Another light to moderate day for direct cash cattle trade. There was light to moderate business across all areas. A light live trade in the South was marked at $107. The moderate dressed business in the North had a full range of $163 to $167. All of which are about steady with the week’s previous business.
At the Mitchell Livestock Auction in South Dakota, compared to last week steers up to 500 pounds had a higher undertone. Steers 500 to 800 pounds had an unevenly steady undertone noted. Heifers up to 800 pounds were unevenly steady and heifers 800 to 1000 pounds were steady to $3 higher. There was a higher undertone on heifers over 1000 pounds. The USDA says demand was good and many load lots in the days offering. Receipts were down on the week and the year. Feeder supply included 34 percent steers and 91 percnet of the offering was over 600 pounds. Medium and Large 1 feeder steers 770 to 792 pounds brought $145.25 to $150 and feeder heifers 800 to 823 pounds brought $142.85 to $146.50. Medium and Large 1 feeder heifers 802 to 849 pounds brought $129.25 to $133.25 and feeder heifers 914 to 947 pounds brought $124.25 to $126.
Boxed beef closed sharply higher on good demand for moderate offerings. Choice closed $2.36 higher at $212.55 and Select closed $1.92 higher at $197.97. Estimated cattle slaughter is 120,000 head – up 10,000 on the week and even on the year.
Lean hog futures were supported by the sharply higher wholesale values and the broader markets. December lean hogs closed $1.07 higher at $67.42 and February lean hogs closed $1.47 higher at $68.47.

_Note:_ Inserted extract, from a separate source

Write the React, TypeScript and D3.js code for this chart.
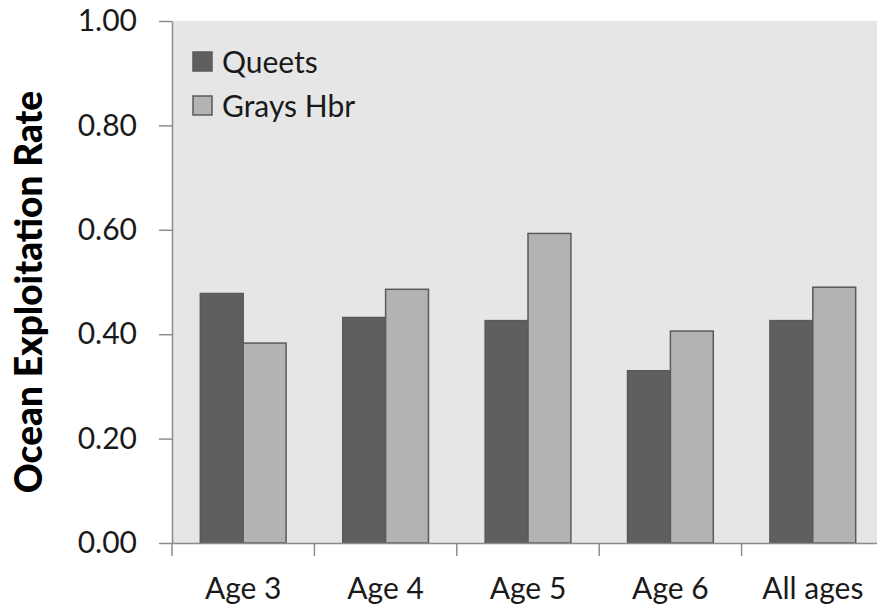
import React, { useEffect, useRef } from 'react';
import * as d3 from 'd3';

const categories = ['Age 3', 'Age 4', 'Age 5', 'Age 6', 'All ages'];
const seriesNames = ['Queets', 'Grays Hbr'];
const queets = [0.478, 0.432, 0.426, 0.33, 0.426];
const graysHbr = [0.383, 0.486, 0.593, 0.406, 0.49];
const yTicks = [0, 0.2, 0.4, 0.6, 0.8, 1.0];

const colors = ['#5f5f5f', '#b3b3b3'];
const FONT = 'Lato, "Open Sans", sans-serif';

const App: React.FC = () => {
  const svgRef = useRef<SVGSVGElement>(null);

  useEffect(() => {
    if (!svgRef.current) return;
    const svg = d3.select(svgRef.current);
    svg.selectAll('*').remove();

    const H = 611;
    const margin = { top: 21, left: 172, bottom: 68 };
    const plotRight = 884;
    const plotBottom = H - margin.bottom;

    const x = d3.scaleBand<string>()
      .domain(categories)
      .range([margin.left, plotRight])
      .paddingInner(0)
      .paddingOuter(0);

    const xs = d3.scaleBand<string>()
      .domain(seriesNames)
      .range([0, x.bandwidth()])
      .paddingInner(0)
      .paddingOuter(0.66);

    const y = d3.scaleLinear().domain([0, 1]).range([plotBottom, margin.top]);

    // plot background
    svg.append('rect')
      .attr('x', margin.left)
      .attr('y', margin.top)
      .attr('width', plotRight - margin.left)
      .attr('height', plotBottom - margin.top)
      .attr('fill', '#e6e6e6');

    const data = categories.map((c, i) => ({ cat: c, vals: [queets[i], graysHbr[i]] }));

    // bars
    const groups = svg.append('g')
      .selectAll('g')
      .data(data)
      .enter()
      .append('g')
      .attr('transform', d => `translate(${x(d.cat)},0)`);

    groups.selectAll('rect')
      .data(d => d.vals.map((v, j) => ({ key: seriesNames[j], v, j })))
      .enter()
      .append('rect')
      .attr('x', d => xs(d.key) as number)
      .attr('y', d => y(d.v))
      .attr('width', xs.bandwidth())
      .attr('height', d => plotBottom - y(d.v))
      .attr('fill', d => colors[d.j])
      .attr('stroke', '#5a5a5a')
      .attr('stroke-width', 1.5);

    // y axis
    const yAxis = svg.append('g')
      .attr('transform', `translate(${margin.left},0)`)
      .call(d3.axisLeft(y).tickValues(yTicks).tickFormat(d3.format('.2f')).tickSize(13).tickPadding(22).tickSizeOuter(0));
    yAxis.select('.domain').attr('stroke', '#8c8c8c').attr('stroke-width', 1.5);
    yAxis.selectAll('.tick line').attr('stroke', '#8c8c8c').attr('stroke-width', 1.5);
    yAxis.selectAll('.tick text')
      .attr('fill', '#1a1a1a')
      .style('font-family', FONT)
      .style('font-size', '30px');

    // x axis
    const xAxis = svg.append('g')
      .attr('transform', `translate(0,${plotBottom})`)
      .call(d3.axisBottom(x).tickSize(0).tickPadding(35).tickSizeOuter(0));
    xAxis.select('.domain').attr('stroke', '#8c8c8c').attr('stroke-width', 1.5);
    xAxis.selectAll('.tick text')
      .attr('fill', '#1a1a1a')
      .style('font-family', FONT)
      .style('font-size', '30px');

    // category separators
    svg.append('g')
      .selectAll('line')
      .data(categories)
      .enter()
      .append('line')
      .attr('x1', d => x(d) as number)
      .attr('x2', d => x(d) as number)
      .attr('y1', plotBottom)
      .attr('y2', plotBottom + 13)
      .attr('stroke', '#8c8c8c')
      .attr('stroke-width', 1.5);

    // y title
    svg.append('text')
      .attr('transform', `translate(42,${(margin.top + plotBottom) / 2 + 10}) rotate(-90)`)
      .attr('text-anchor', 'middle')
      .attr('fill', '#000')
      .style('font-family', FONT)
      .style('font-weight', 900)
      .style('font-size', '37px')
      .text('Ocean Exploitation Rate');

    // legend
    const legend = svg.append('g').attr('transform', 'translate(193,52)');
    seriesNames.forEach((name, i) => {
      const g = legend.append('g').attr('transform', `translate(0,${i * 44})`);
      g.append('rect')
        .attr('width', 19)
        .attr('height', 19)
        .attr('fill', colors[i])
        .attr('stroke', '#5a5a5a')
        .attr('stroke-width', 1.5);
      g.append('text')
        .attr('x', 29)
        .attr('y', 10)
        .attr('dy', '0.35em')
        .attr('fill', '#1a1a1a')
        .style('font-family', FONT)
        .style('font-size', '30px')
        .text(name);
    });
  }, []);

  return (
    <div style={{ position: 'fixed', left: 0, top: 0, width: 877, height: 611, background: '#fff' }}>
      <svg ref={svgRef} width={877} height={611} />
    </div>
  );
};

export default App;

Cash hogs closed weak to lower with a moderate negotiated run. The industry has kept a close eye on the supply and demand situation. Demand for US pork is expected to remain strong both globally and domestically, and that’s supportive to prices. However, the availability of market-ready hogs is more than ample and processors are continuing to push daily slaughter totals higher. That’s adding more pork to an already saturated market. One benefit of those higher slaughter runs is it’s helping to keep the supply chain moving which should help to move through some of the backlog of hogs in the production system that still lingers from the COVID-19-related slowdowns and shutdowns. Barrows and gilts at the National Daily Direct closed $.29 lower with a base range of $56 to $64 for a weighted average of $61.28; the Iowa/Minnesota closed $1.41 lower with a weighted average of $60.92; the Western Corn Belt closed $1.53 lower with a weighted average of $60.77. The Eastern Corn Belt was not reported due to confidentiality.
Butcher hog prices at the Midwest cash markets are steady at $40. At Illinois, slaughter sow prices were firm with good demand for moderate offerings at $26 to $40. Barrow and gilt prices were steady with good demand for moderate to heavy offerings at $37 to $42. Boars ranged from $5 to $8.
Pork values closed sharply higher – up $3.97 at $86.38. Hams closed more than $10 higher. Bellies and loins were also sharply higher. Picnics closed higher. Butts were steady and ribs were sharply lower. Estimated hog slaughter is 490,000 head – up 7,000 on the week and down 5,000 on the year.